WHAT TO WORK ON: Leave the pictures out. Retype exactly the lines below from the one containing "Clone this chart in matplotlib." through the one containing "['Agrícolas', 'Pecuarias', 'Regionales', 'Hortícolas', 'Otras']", and no others.

+++ RECORDS SUPPLIED

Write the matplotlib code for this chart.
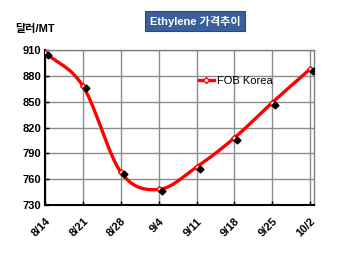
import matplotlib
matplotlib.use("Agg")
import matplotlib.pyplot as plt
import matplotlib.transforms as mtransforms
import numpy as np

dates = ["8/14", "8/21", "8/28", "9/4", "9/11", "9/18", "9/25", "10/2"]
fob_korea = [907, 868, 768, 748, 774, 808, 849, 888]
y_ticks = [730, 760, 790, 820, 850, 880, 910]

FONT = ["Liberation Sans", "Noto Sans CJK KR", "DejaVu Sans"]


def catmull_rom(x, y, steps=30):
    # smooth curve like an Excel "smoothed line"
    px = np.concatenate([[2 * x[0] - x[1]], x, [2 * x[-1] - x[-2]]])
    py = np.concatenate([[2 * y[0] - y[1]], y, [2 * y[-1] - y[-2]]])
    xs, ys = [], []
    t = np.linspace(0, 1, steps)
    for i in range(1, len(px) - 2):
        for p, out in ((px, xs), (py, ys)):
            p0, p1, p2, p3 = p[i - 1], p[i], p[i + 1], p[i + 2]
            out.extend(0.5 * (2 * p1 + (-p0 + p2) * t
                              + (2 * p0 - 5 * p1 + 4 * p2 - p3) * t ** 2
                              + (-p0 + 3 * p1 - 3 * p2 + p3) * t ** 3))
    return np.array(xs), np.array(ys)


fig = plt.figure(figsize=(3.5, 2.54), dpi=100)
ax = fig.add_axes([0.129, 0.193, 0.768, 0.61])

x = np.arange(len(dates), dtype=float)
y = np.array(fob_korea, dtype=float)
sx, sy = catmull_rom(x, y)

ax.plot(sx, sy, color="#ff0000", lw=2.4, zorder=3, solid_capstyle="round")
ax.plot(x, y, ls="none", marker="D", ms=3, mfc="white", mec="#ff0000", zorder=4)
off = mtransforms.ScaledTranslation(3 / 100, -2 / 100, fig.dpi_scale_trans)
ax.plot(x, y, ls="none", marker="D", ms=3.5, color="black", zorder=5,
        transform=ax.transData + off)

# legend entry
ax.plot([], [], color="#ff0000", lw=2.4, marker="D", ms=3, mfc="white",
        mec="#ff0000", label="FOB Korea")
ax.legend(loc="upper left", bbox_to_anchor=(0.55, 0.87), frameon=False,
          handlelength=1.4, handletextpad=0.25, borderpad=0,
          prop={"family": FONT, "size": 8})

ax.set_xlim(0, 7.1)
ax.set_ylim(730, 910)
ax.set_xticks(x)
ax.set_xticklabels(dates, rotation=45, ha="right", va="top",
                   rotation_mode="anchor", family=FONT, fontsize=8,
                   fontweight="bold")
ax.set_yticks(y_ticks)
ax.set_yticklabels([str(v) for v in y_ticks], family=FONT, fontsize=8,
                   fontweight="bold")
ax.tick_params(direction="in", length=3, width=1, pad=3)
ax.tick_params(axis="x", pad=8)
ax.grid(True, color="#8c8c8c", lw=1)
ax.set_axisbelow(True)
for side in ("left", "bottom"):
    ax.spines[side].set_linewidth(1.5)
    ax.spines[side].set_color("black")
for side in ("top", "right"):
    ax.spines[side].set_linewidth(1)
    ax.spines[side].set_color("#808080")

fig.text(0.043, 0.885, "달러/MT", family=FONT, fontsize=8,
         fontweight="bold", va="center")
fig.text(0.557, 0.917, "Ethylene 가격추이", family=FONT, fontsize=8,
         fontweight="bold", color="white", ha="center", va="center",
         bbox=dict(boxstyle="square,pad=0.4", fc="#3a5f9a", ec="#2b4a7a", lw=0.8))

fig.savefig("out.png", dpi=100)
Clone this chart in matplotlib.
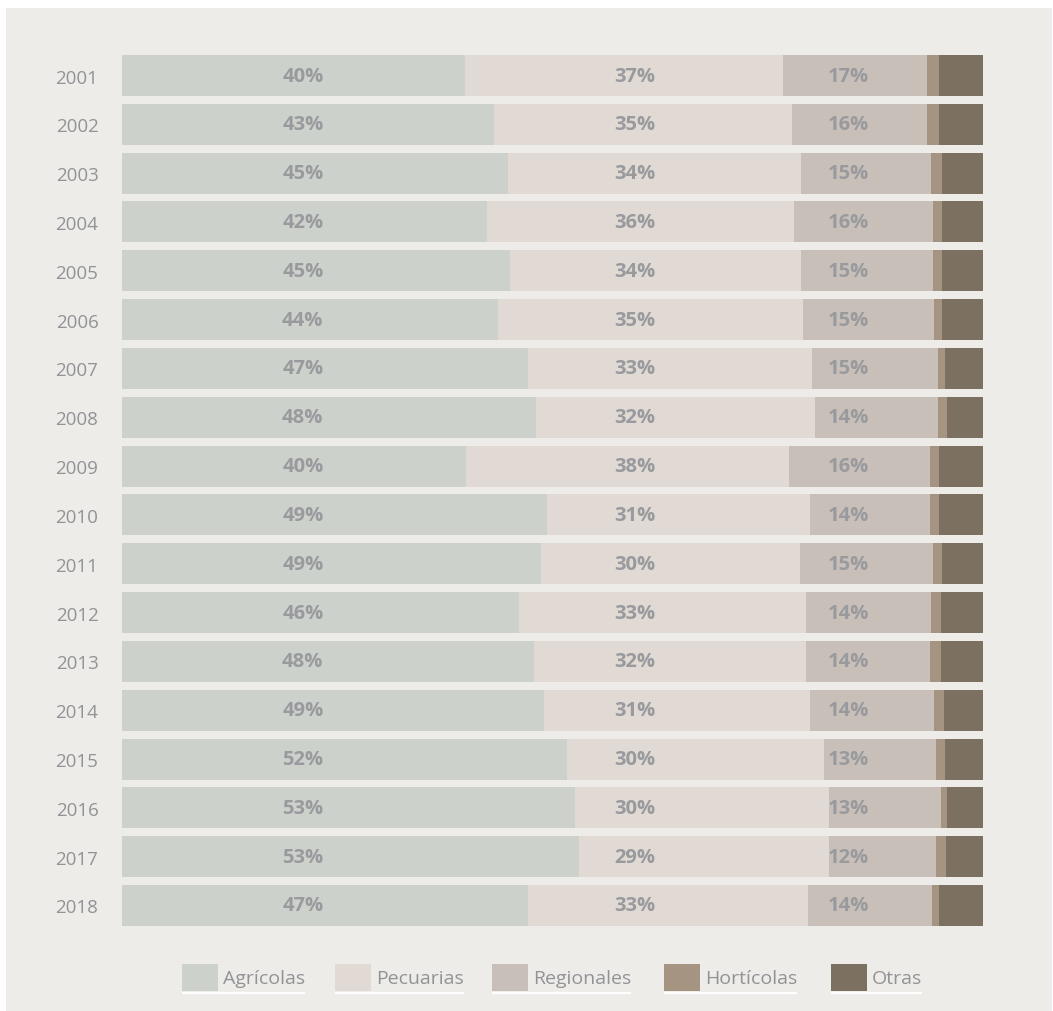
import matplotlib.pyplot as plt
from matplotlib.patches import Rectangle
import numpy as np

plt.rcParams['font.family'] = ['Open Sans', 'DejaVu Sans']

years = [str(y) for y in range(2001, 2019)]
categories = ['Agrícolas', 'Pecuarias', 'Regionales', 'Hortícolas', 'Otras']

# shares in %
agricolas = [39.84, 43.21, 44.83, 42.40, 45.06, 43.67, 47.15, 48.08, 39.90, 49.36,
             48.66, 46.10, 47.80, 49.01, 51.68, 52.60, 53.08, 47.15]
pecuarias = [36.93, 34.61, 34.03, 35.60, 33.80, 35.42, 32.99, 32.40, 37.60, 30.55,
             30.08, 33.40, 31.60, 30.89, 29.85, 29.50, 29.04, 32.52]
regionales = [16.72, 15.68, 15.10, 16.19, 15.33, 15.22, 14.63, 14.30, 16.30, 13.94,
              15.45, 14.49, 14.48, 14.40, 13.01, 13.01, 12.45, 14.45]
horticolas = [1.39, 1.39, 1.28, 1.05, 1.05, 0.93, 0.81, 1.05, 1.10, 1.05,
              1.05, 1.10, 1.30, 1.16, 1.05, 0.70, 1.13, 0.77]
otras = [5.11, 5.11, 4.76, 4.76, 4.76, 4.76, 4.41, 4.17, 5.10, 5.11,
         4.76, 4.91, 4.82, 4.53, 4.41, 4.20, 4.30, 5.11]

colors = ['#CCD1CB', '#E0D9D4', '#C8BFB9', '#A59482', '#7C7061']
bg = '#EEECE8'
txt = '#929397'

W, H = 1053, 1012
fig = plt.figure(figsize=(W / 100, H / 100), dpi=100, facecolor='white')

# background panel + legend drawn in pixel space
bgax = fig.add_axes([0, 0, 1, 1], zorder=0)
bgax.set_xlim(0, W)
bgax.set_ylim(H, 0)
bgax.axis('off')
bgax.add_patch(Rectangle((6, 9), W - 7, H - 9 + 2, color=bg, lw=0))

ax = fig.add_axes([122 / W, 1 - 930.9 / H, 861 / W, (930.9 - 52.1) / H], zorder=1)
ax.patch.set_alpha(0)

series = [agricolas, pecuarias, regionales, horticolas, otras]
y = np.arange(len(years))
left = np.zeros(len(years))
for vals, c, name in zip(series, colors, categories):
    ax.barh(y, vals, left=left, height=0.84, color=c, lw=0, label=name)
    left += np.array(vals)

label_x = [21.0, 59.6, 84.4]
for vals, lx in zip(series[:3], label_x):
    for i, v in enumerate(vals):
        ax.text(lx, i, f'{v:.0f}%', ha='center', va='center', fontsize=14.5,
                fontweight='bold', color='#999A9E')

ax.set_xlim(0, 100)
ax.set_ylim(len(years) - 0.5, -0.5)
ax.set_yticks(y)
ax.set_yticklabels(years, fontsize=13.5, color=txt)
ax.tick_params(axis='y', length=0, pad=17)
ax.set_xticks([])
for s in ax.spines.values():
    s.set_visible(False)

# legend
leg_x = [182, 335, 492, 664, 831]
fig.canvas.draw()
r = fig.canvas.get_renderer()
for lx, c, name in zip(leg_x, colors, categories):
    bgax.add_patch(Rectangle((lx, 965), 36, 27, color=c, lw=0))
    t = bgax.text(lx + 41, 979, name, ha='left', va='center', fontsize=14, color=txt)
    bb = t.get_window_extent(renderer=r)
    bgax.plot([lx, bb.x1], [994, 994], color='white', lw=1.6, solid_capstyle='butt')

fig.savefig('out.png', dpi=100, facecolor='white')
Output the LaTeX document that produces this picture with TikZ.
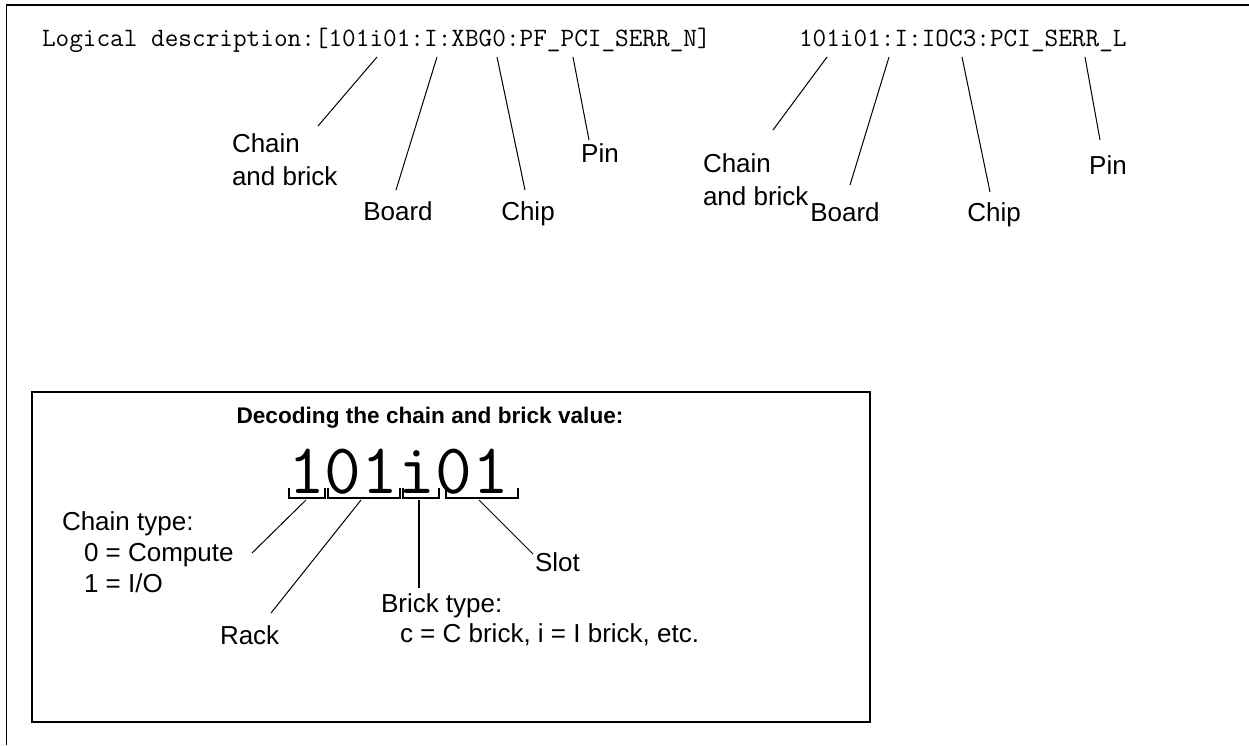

++++++

TASK RESPONSE:
Clone this chart in matplotlib.
import matplotlib.pyplot as plt
from matplotlib.patches import Rectangle
import numpy as np

plt.rcParams['font.family'] = ['Open Sans', 'DejaVu Sans']

years = [str(y) for y in range(2001, 2019)]
categories = ['Agrícolas', 'Pecuarias', 'Regionales', 'Hortícolas', 'Otras']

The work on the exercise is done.